Google described the ruling made by the US Federal Circuit Court of Appeals in August last year as a "devastating one-two punch at the software industry” that would prove a hurdle to innovation.
Oracle executive vice-president and general counsel Dorian Daley said in a statement: “Google's petition for certiorari presents a rehash of arguments that have already been thoughtfully and thoroughly discredited.
"This is not, and has never been, a valid justification for copying. Further, the purported ‘chill on innovation’ is a well-known myth.
"Since the initial decision of the Federal Circuit (and agreement of the Solicitor General's Office) that the Oracle Java code copied by Google was copyright protected, the pace of innovation has only accelerated, spurring job creation and opportunity.
"Indeed, the sky is not falling on the software industry or technology industry in general."
Daley said Oracle would continue its efforts to protect and grow its own innovations, as well as those of other innovators, "by ensuring that the well-established principles of copyright law are not subverted by anyone trying to cut corners".
"In major victories for software innovation, the Court of Appeals has twice sided with Oracle against Google. The Court of Appeals was correct each time. The Supreme Court should once again deny Google’s request to take the case.”
In a statement, Google's senior vice-president of Global Affairs and chief legal officer Kent Walker said: "A court initially ruled that the software interfaces in this case are not copyrightable, but that decision was overruled. A unanimous jury then held that our use of the interfaces was a legal fair use, but that decision was likewise overruled.
"Unless the Supreme Court corrects these twin reversals, this case will end developers’ traditional ability to freely use existing software interfaces to build new generations of computer programs for consumers.

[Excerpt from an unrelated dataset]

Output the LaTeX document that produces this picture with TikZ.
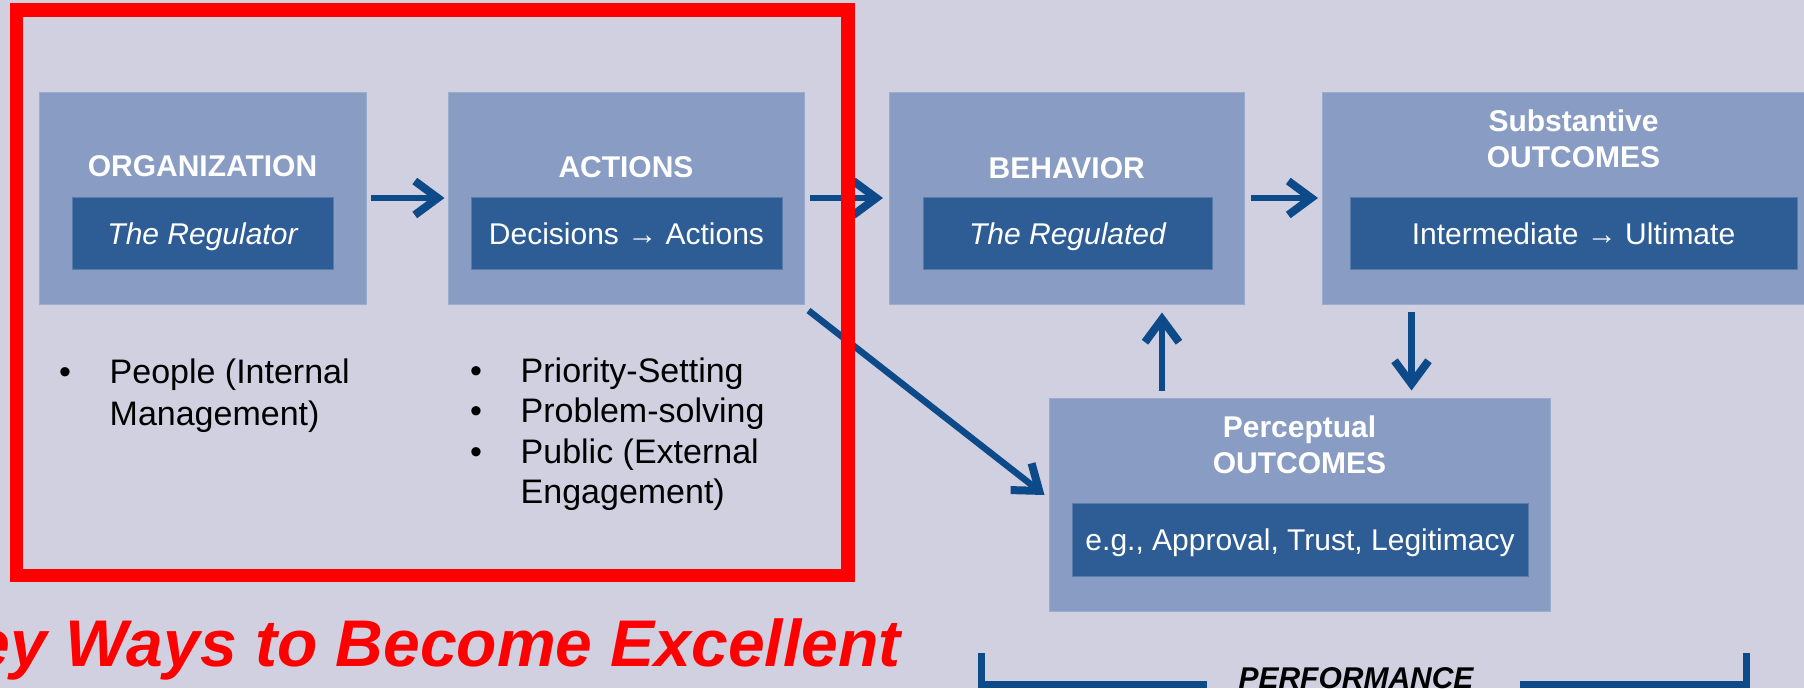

"Just like we all learn to use computer keyboard shortcuts, developers have learned to use the many standard interfaces associated with different programming languages. Letting these reversals stand would effectively lock developers into the platform of a single copyright holder—akin to saying that keyboard shortcuts can work with only one type of computer.
"The US Constitution authorised copyrights to 'promote the progress of science and useful arts', not to impede creativity or promote lock-in of software platforms. Leading voices from business, technology, academia, and the nonprofit sector agree and have spoken out about the potentially devastating impacts of this case.

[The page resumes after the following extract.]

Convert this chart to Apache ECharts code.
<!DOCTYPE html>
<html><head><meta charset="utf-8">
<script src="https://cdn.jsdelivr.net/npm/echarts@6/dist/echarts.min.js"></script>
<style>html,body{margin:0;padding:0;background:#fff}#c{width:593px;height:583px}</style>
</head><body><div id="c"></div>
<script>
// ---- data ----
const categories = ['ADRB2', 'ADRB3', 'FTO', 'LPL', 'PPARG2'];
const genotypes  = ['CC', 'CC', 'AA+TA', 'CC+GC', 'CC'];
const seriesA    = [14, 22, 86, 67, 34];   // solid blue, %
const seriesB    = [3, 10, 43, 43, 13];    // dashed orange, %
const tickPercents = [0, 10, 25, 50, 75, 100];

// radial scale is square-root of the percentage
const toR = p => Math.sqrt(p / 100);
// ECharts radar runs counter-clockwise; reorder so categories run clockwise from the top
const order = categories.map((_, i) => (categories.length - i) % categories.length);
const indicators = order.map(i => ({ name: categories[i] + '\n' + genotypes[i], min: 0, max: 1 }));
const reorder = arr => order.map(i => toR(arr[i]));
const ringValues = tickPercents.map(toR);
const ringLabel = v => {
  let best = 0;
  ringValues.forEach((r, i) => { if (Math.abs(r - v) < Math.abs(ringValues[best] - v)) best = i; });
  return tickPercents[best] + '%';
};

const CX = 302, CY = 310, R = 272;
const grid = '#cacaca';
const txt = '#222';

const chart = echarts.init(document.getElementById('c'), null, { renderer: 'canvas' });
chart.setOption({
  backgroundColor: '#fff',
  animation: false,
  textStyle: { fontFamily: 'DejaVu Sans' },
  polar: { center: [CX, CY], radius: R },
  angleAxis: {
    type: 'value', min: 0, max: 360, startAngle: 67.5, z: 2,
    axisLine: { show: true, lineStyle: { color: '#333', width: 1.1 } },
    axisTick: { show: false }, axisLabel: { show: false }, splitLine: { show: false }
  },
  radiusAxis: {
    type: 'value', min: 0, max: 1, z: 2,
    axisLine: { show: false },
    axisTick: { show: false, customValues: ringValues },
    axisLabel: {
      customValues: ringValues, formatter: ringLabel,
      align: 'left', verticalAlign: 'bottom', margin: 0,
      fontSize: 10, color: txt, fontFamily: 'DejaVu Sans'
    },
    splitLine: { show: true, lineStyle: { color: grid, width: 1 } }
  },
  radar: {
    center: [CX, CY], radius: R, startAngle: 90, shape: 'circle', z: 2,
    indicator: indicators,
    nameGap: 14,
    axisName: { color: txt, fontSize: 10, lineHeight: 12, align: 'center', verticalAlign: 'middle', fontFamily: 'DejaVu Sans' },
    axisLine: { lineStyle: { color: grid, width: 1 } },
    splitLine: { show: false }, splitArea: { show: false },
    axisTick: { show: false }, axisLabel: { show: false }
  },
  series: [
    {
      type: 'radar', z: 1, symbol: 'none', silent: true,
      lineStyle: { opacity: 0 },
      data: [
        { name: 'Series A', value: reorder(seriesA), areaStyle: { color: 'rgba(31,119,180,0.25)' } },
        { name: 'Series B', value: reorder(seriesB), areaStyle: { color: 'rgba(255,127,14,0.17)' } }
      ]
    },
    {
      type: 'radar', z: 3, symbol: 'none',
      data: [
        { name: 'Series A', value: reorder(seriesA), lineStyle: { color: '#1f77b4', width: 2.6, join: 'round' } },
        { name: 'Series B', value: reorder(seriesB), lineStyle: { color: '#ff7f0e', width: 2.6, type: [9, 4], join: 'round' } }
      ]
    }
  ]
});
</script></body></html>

"We support software developers’ ability to develop the applications we all have come to use every day, and we hope that the Supreme Court will give this case the serious and careful consideration it deserves."
In August 2018, the US Federal Circuit Court of Appeals rejected Google's bid to have the case reheard. This meant that the decision — that Google's use of the Java APIs was "not fair as a matter of law" — would stand, and the search giant would have to fork out US$8.8 to billion to Oracle or else try to take the case to the Supreme Court – as it did on Thursday.

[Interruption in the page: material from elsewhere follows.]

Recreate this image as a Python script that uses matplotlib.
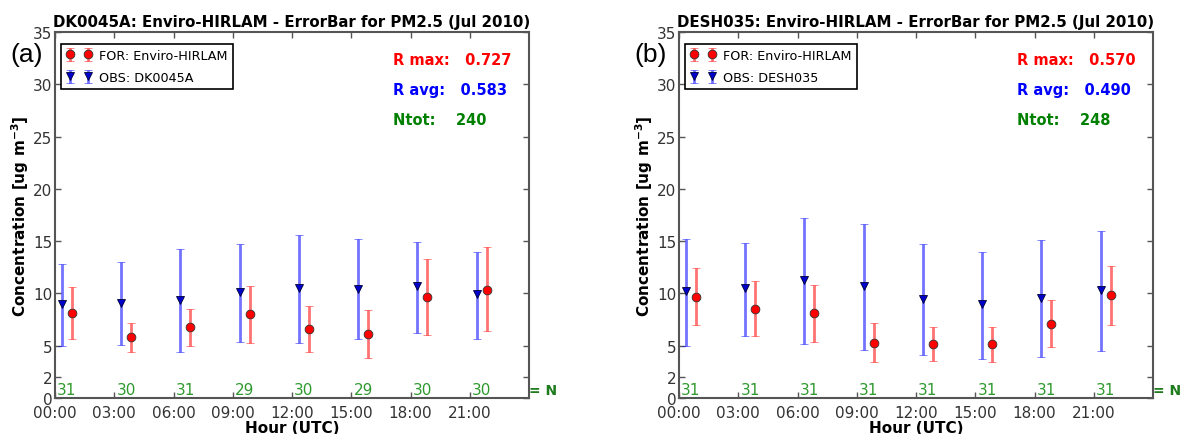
import numpy as np
import matplotlib
matplotlib.use("Agg")
import matplotlib.pyplot as plt

hours = [0, 3, 6, 9, 12, 15, 18, 21]
hour_labels = ["00:00", "03:00", "06:00", "09:00", "12:00", "15:00", "18:00", "21:00"]

# panel (a) DK0045A
obs_a = [8.95, 9.1, 9.4, 10.15, 10.5, 10.45, 10.7, 9.9]
obs_a_lo = [4.95, 5.05, 4.35, 5.4, 5.27, 5.65, 6.2, 5.65]
obs_a_hi = [12.8, 13.0, 14.2, 14.7, 15.55, 15.2, 14.9, 13.95]
for_a = [8.1, 5.8, 6.75, 8.0, 6.55, 6.15, 9.65, 10.35]
for_a_lo = [5.65, 4.4, 5.0, 5.25, 4.4, 3.85, 6.05, 6.4]
for_a_hi = [10.6, 7.2, 8.5, 10.75, 8.8, 8.4, 13.25, 14.4]
n_a = [31, 30, 31, 29, 30, 29, 30, 30]

# panel (b) DESH035
obs_b = [10.2, 10.55, 11.3, 10.7, 9.5, 8.95, 9.6, 10.3]
obs_b_lo = [5.0, 5.95, 5.2, 4.55, 4.15, 3.7, 3.95, 4.45]
obs_b_hi = [15.25, 14.85, 17.2, 16.6, 14.7, 14.0, 15.1, 15.95]
for_b = [9.7, 8.55, 8.1, 5.3, 5.2, 5.15, 7.1, 9.8]
for_b_lo = [6.95, 5.95, 5.35, 3.45, 3.5, 3.4, 4.85, 6.95]
for_b_hi = [12.45, 11.2, 10.85, 7.15, 6.8, 6.8, 9.35, 12.6]
n_b = [31, 31, 31, 31, 31, 31, 31, 31]

panels = [
    dict(station="DK0045A", tag="(a)", obs=obs_a, obs_lo=obs_a_lo, obs_hi=obs_a_hi,
         fc=for_a, fc_lo=for_a_lo, fc_hi=for_a_hi, n=n_a,
         rmax="0.727", ravg="0.583", ntot="240"),
    dict(station="DESH035", tag="(b)", obs=obs_b, obs_lo=obs_b_lo, obs_hi=obs_b_hi,
         fc=for_b, fc_lo=for_b_lo, fc_hi=for_b_hi, n=n_b,
         rmax="0.570", ravg="0.490", ntot="248"),
]

fig = plt.figure(figsize=(11.8, 4.35), dpi=100)
lefts = [55 / 1180, 679 / 1180]
spine_col = "#555555"

for p, left in zip(panels, lefts):
    ax = fig.add_axes([left, 0.0828, 0.4017, 0.8414])
    h = np.array(hours, dtype=float)
    obs = np.array(p["obs"]); fc = np.array(p["fc"])
    obs_err = [obs - np.array(p["obs_lo"]), np.array(p["obs_hi"]) - obs]
    fc_err = [fc - np.array(p["fc_lo"]), np.array(p["fc_hi"]) - fc]

    ax.errorbar(h + 0.85, fc, yerr=fc_err, fmt="o", color="red", ecolor=(1, 0, 0, 0.55),
                elinewidth=2, capsize=3, capthick=1.5, markersize=6.3,
                markeredgecolor="#333333", markeredgewidth=0.6,
                label="FOR: Enviro-HIRLAM")
    ax.errorbar(h + 0.35, obs, yerr=obs_err, fmt="v", color="#0000cc", ecolor=(0, 0, 1, 0.55),
                elinewidth=2, capsize=3, capthick=1.5, markersize=6.3,
                markeredgecolor="#000033", markeredgewidth=0.6,
                label="OBS: " + p["station"])

    for x, n in zip(h, p["n"]):
        ax.text(x + 0.6, 0.8, str(n), color="#2e9a2e", fontsize=11, ha="center", va="center")
    ax.text(24.02, 0.8, "= N", color="#1e7b1e", fontsize=10, fontweight="bold",
            ha="left", va="center", clip_on=False)

    ax.set_xlim(0, 24)
    ax.set_ylim(0, 35)
    ax.set_xticks(hours)
    ax.set_xticklabels(hour_labels)
    ax.set_yticks([0, 2, 5, 10, 15, 20, 25, 30, 35])
    ax.tick_params(direction="in", top=True, right=True, length=4, width=1,
                   color=spine_col, labelcolor="#333333", labelsize=11, pad=2)
    ax.tick_params(axis="x", pad=5)
    for s in ax.spines.values():
        s.set_color(spine_col)
        s.set_linewidth(1.5)

    ax.set_title(p["station"] + ": Enviro-HIRLAM - ErrorBar for PM2.5 (Jul 2010)",
                 fontsize=10.8, fontweight="bold", pad=4)
    ax.set_xlabel("Hour (UTC)", fontsize=11, fontweight="bold", labelpad=0)
    ax.set_ylabel("Concentration [ug m$^{\\mathbf{-3}}$]", fontsize=11, fontweight="bold",
                  labelpad=1)

    leg = ax.legend(loc="upper left", bbox_to_anchor=(0.012, 0.968), borderaxespad=0,
                    numpoints=2, fontsize=9.2, fancybox=False,
                    framealpha=1, edgecolor="black",
                    handletextpad=0.6, labelspacing=0.7, borderpad=0.4,
                    handlelength=2.0)
    leg.get_frame().set_linewidth(1.2)

    ax.text(0.713, 0.925, "R max:   " + p["rmax"], transform=ax.transAxes, color="red",
            fontsize=10.5, fontweight="bold", va="center")
    ax.text(0.713, 0.842, "R avg:   " + p["ravg"], transform=ax.transAxes, color="blue",
            fontsize=10.5, fontweight="bold", va="center")
    ax.text(0.713, 0.762, "Ntot:    " + p["ntot"], transform=ax.transAxes, color="green",
            fontsize=10.5, fontweight="bold", va="center")

    fig.text((left * 1180 - 28) / 1180, 1 - 55 / 435, p["tag"], fontsize=19,
             family="Liberation Sans", ha="center", va="center")

fig.savefig("out.png", dpi=100)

The case has been going on since 2010 when Oracle sued Google shortly after it purchased Sun Microsystems and became the owner of Java, claiming that the search engine company had violated its copyright and patents.
But an appeal gave Oracle what it wanted: a ruling that APIs could be copyrighted. As a side note, this ruling has put developers at risk, as they could be sued for using APIs that they could use freely prior to the trial.
In a second trial that ended in May 2016, a jury found that Google's use of the Java APIs in Android was covered under fair use. As expected, Oracle was not happy with the verdict.
Oracle initiated an appeal in February 2017 having indicated after the May 2016 verdict that it would not take a backward step. In August 2016, Oracle tried to get the verdict set aside, but was this was refused by Justice Alsup. Later the same year, the database giant filed the necessary papers to prolong the battle.
Finally, on 28 March, the US Court of Appeals for the Federal Circuit came to the conclusion that Google's use of the Java APIs was "not fair as a matter of law".